Again I expect we will eventually get to see the text of the response forms as well as the aggregated responses.
A clear predominant theme among the respondents was to permit PDF filing and to do whatever is needed to eliminate firewall problems.
Some of the questions toward the end were, I suspect, among the most important questions from USPTO's point of view. How would it affect us if Express Mail were done away with? (US trademark filings are already this way; if you want a same-day filing date Express Mail won't work and you must e-file or hand-carry it to the Patent Office.) How would it affect us if paper filing were eliminated as an option for patent filing?
In group A, many commenters said that such changes would be a very big problem unless the software were made truly foolproof and all firewall issues eliminated.
Yet another question was, if USPTO were to contact corporations or law firms to try to "sell" e-filing, whom would USPTO contact.

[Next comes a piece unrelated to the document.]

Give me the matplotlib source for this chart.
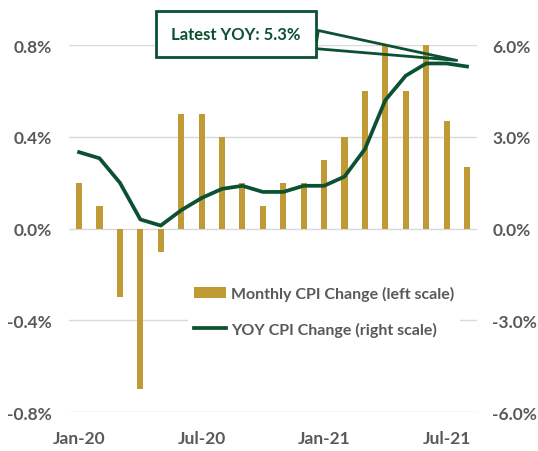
import matplotlib.pyplot as plt
import numpy as np
import pandas as pd
from matplotlib.ticker import FuncFormatter

# Monthly data, Jan-2020 .. Aug-2021
months = pd.date_range('2020-01-01', '2021-08-01', freq='MS')
monthly_cpi = [0.2, 0.1, -0.3, -0.7, -0.1, 0.5, 0.5, 0.4, 0.2, 0.1,
               0.2, 0.2, 0.3, 0.4, 0.6, 0.8, 0.6, 0.8, 0.47, 0.27]
yoy_cpi = [2.5, 2.3, 1.5, 0.3, 0.1, 0.6, 1.0, 1.3, 1.4, 1.2,
           1.2, 1.4, 1.4, 1.7, 2.6, 4.2, 5.0, 5.4, 5.4, 5.3]
latest_label = 'Latest YOY: 5.3%'

GOLD = '#C09A34'
GREEN = '#0B5132'
GRAY = '#595959'

plt.rcParams['font.family'] = ['Lato', 'DejaVu Sans']

fig, ax = plt.subplots(figsize=(5.38, 4.52), dpi=100, facecolor='white')
fig.subplots_adjust(left=0.128, right=0.887, top=0.898, bottom=0.086)
ax2 = ax.twinx()

x = np.arange(len(months))
bars = ax.bar(x, monthly_cpi, width=0.3, color=GOLD, label='Monthly CPI Change (left scale)')
line, = ax2.plot(x, yoy_cpi, color=GREEN, lw=2.7, solid_joinstyle='round',
                 label='YOY CPI Change (right scale)')

ax.set_xlim(-0.5, len(months) - 0.5)
ax.set_ylim(-0.8, 0.8)
ax2.set_ylim(-6, 6)
ax.set_yticks([-0.8, -0.4, 0.0, 0.4, 0.8])
ax2.set_yticks([-6, -3, 0, 3, 6])
ax.yaxis.set_major_formatter(FuncFormatter(lambda v, p: f'{v:.1f}%'))
ax2.yaxis.set_major_formatter(FuncFormatter(lambda v, p: f'{v:.1f}%'))

tick_idx = [0, 6, 12, 18]
ax.set_xticks(tick_idx)
ax.set_xticklabels([months[i].strftime('%b-%y') for i in tick_idx])

# gridlines only from the left axis (they coincide with right ticks)
ax.yaxis.grid(True, color='#D9D9D9', lw=1)
ax.set_axisbelow(True)

for a in (ax, ax2):
    for s in a.spines.values():
        s.set_visible(False)
    a.tick_params(length=0, labelsize=12.5, labelcolor=GRAY)
    for lbl in a.get_xticklabels() + a.get_yticklabels():
        lbl.set_fontweight('bold')
ax.tick_params(axis='y', pad=12)
ax2.tick_params(axis='y', pad=11)
ax.tick_params(axis='x', pad=13)

leg = ax2.legend([bars, line], [bars.get_label(), line.get_label()],
                 loc='center', bbox_to_anchor=(0.625, 0.275), frameon=True,
                 facecolor='white', edgecolor='none', framealpha=1, fontsize=11.5,
                 labelspacing=1.3, handlelength=2.0, handletextpad=0.3)
for t in leg.get_texts():
    t.set_color(GRAY)
    t.set_fontweight('bold')

# callout box pointing at the latest YOY reading
ax2.annotate(latest_label, xy=(18.5, 5.5), xycoords='data',
             xytext=(0.439, 0.9226), textcoords='figure fraction',
             ha='center', va='center', fontsize=12, fontweight='bold', color=GREEN,
             bbox=dict(boxstyle='square,pad=0.9', fc='white', ec=GREEN, lw=2),
             arrowprops=dict(arrowstyle='wedge,tail_width=1.1,shrink_factor=0.5',
                             fc='none', ec=GREEN, lw=2, relpos=(1.0, 0.3),
                             shrinkA=0, shrinkB=0),
             zorder=10)

plt.savefig('out.png', dpi=100)
plt.close()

For most corporations the response was either the chief patent counsel or the general counsel. In each case the contact person would be a lawyer rather than a nonlawyer. For most patent firms the response was to contact individual patent attorneys within the firm; in a few cases the response was that a management committee would be the decisionmaker.
4:15 - 4:30 Closing (Edward "Kaz" Kazenske)
We were again thanked for taking the time to attend and to participate. Mr. Kazenske's remarks emphasized that he expects the USPTO to have, within a few years, an "EFW" system rather than an "IFW" system. The terminology is that IFW means "image file wrapper" where the file is image-based. In contast EFW means "electronic file wrapper", namely that what is stored is characters instead of images. This seems to suggest that USPTO remains committed to XML filing and only thinks of PDF filing as an interim approach until most filings are XML-filed.